Re: Admission and athletics
I will begin by stating that, on a personal level, I feel I could fill pages arguing the merit of athletics in individual development. Throughout my career, I have had the honor of experiencing Yale both as a multi-sport athlete, and now without athletics altogether. I can honestly say I have learned more about myself and those around me through my athletics experience than I have in any class.
However, my basis for writing this contrasts a recent column in the News (“Admission and athletics,” Feb. 26, 2017) in that I wish to divorce my argument from what could be considered my personal bias. Let’s consider the facts.
First, Cole Aronson ’18 notes that Yale should stop recruiting athletes given that “sports have nothing to do with the mission of a college as [he] sees it.” But has he seen it?
Yale’s mission statement is “to seek exceptionally promising students of all backgrounds from across the nation and around the world and to educate them, through mental discipline and social experience, to develop their intellectual, moral, civic and creative capacities to the fullest. The aim of this education is the cultivation of citizens with a rich awareness of our heritage to lead and serve in every sphere of human activity.”
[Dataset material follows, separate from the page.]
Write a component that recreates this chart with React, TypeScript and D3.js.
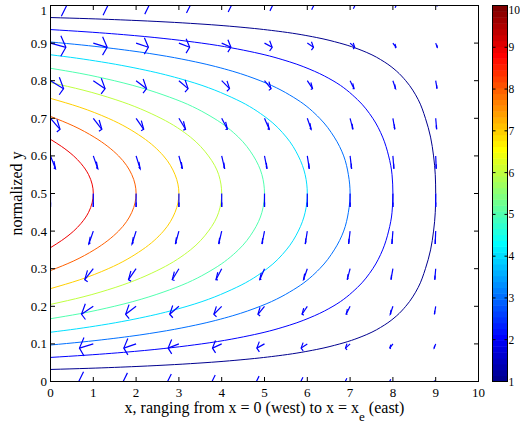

I would like to highlight a few points in particular. Yale seeks students “of all backgrounds,” to educate them through both “mental discipline and social experience” with the aim to lead and serve in “every sphere of human activity.”
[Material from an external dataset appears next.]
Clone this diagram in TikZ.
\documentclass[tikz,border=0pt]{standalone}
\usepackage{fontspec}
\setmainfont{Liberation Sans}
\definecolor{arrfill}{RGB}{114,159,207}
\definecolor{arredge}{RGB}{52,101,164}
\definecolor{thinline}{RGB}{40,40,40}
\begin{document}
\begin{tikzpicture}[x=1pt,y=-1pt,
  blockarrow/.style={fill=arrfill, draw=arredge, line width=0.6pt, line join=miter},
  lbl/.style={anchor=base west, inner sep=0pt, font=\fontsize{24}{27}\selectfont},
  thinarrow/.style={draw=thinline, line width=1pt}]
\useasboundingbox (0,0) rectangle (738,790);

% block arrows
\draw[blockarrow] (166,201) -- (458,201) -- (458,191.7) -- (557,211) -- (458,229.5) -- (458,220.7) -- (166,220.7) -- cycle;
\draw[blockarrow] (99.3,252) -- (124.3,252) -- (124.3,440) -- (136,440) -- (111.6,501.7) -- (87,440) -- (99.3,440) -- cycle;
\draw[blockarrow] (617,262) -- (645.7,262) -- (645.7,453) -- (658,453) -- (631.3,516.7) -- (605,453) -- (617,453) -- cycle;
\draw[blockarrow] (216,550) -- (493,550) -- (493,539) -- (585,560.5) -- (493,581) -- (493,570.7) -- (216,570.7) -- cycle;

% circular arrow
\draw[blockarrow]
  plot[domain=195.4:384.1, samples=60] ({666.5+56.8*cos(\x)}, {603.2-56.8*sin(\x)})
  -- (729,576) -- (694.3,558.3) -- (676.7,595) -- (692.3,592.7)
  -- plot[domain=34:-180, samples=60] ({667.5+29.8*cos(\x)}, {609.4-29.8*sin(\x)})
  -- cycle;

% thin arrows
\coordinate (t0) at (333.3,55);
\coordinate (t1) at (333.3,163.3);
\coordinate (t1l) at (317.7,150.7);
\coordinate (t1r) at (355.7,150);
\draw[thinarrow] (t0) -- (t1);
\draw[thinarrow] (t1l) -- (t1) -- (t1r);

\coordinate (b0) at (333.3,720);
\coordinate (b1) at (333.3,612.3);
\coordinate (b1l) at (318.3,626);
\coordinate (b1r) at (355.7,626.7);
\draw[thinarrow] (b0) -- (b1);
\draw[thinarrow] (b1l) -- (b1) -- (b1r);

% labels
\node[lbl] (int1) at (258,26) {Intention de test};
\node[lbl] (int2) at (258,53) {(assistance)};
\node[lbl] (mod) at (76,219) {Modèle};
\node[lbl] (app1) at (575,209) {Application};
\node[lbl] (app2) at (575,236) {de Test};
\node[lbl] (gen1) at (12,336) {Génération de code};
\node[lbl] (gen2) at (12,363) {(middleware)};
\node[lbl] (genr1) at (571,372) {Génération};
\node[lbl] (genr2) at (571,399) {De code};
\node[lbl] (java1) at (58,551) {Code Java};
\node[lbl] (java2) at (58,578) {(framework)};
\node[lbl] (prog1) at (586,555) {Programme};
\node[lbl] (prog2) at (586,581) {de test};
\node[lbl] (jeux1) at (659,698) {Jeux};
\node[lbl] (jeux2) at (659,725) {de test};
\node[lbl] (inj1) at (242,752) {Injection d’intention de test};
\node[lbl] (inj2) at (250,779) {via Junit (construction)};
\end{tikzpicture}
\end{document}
Now, I could easily argue where sports fits into that mission. But I think Aronson himself articulated it best: “Talent and diligence may earn success, but they won’t suffice for influence. Even very skilled practitioners require courage, amicability and integrity if they wish to lead in their fields. So besides searching for the best intellects, Yale commends applicants who have persuaded peers to follow them — as newspaper editors, student council presidents and captains of all kinds of teams.”
It seems there may be more of a place for athletics in his own argument than he realized.
One thing I have learned throughout my time at Yale is that there are two categories of opinions — distinguishable not by their content, but by the care taken in their development. The first is devoted, the second is lazy. Suggesting that athletics does not belong on campus is surely the latter. So before Aronson accuses student-athletes of being incapable of doing their homework, he should at least prove that he can do his.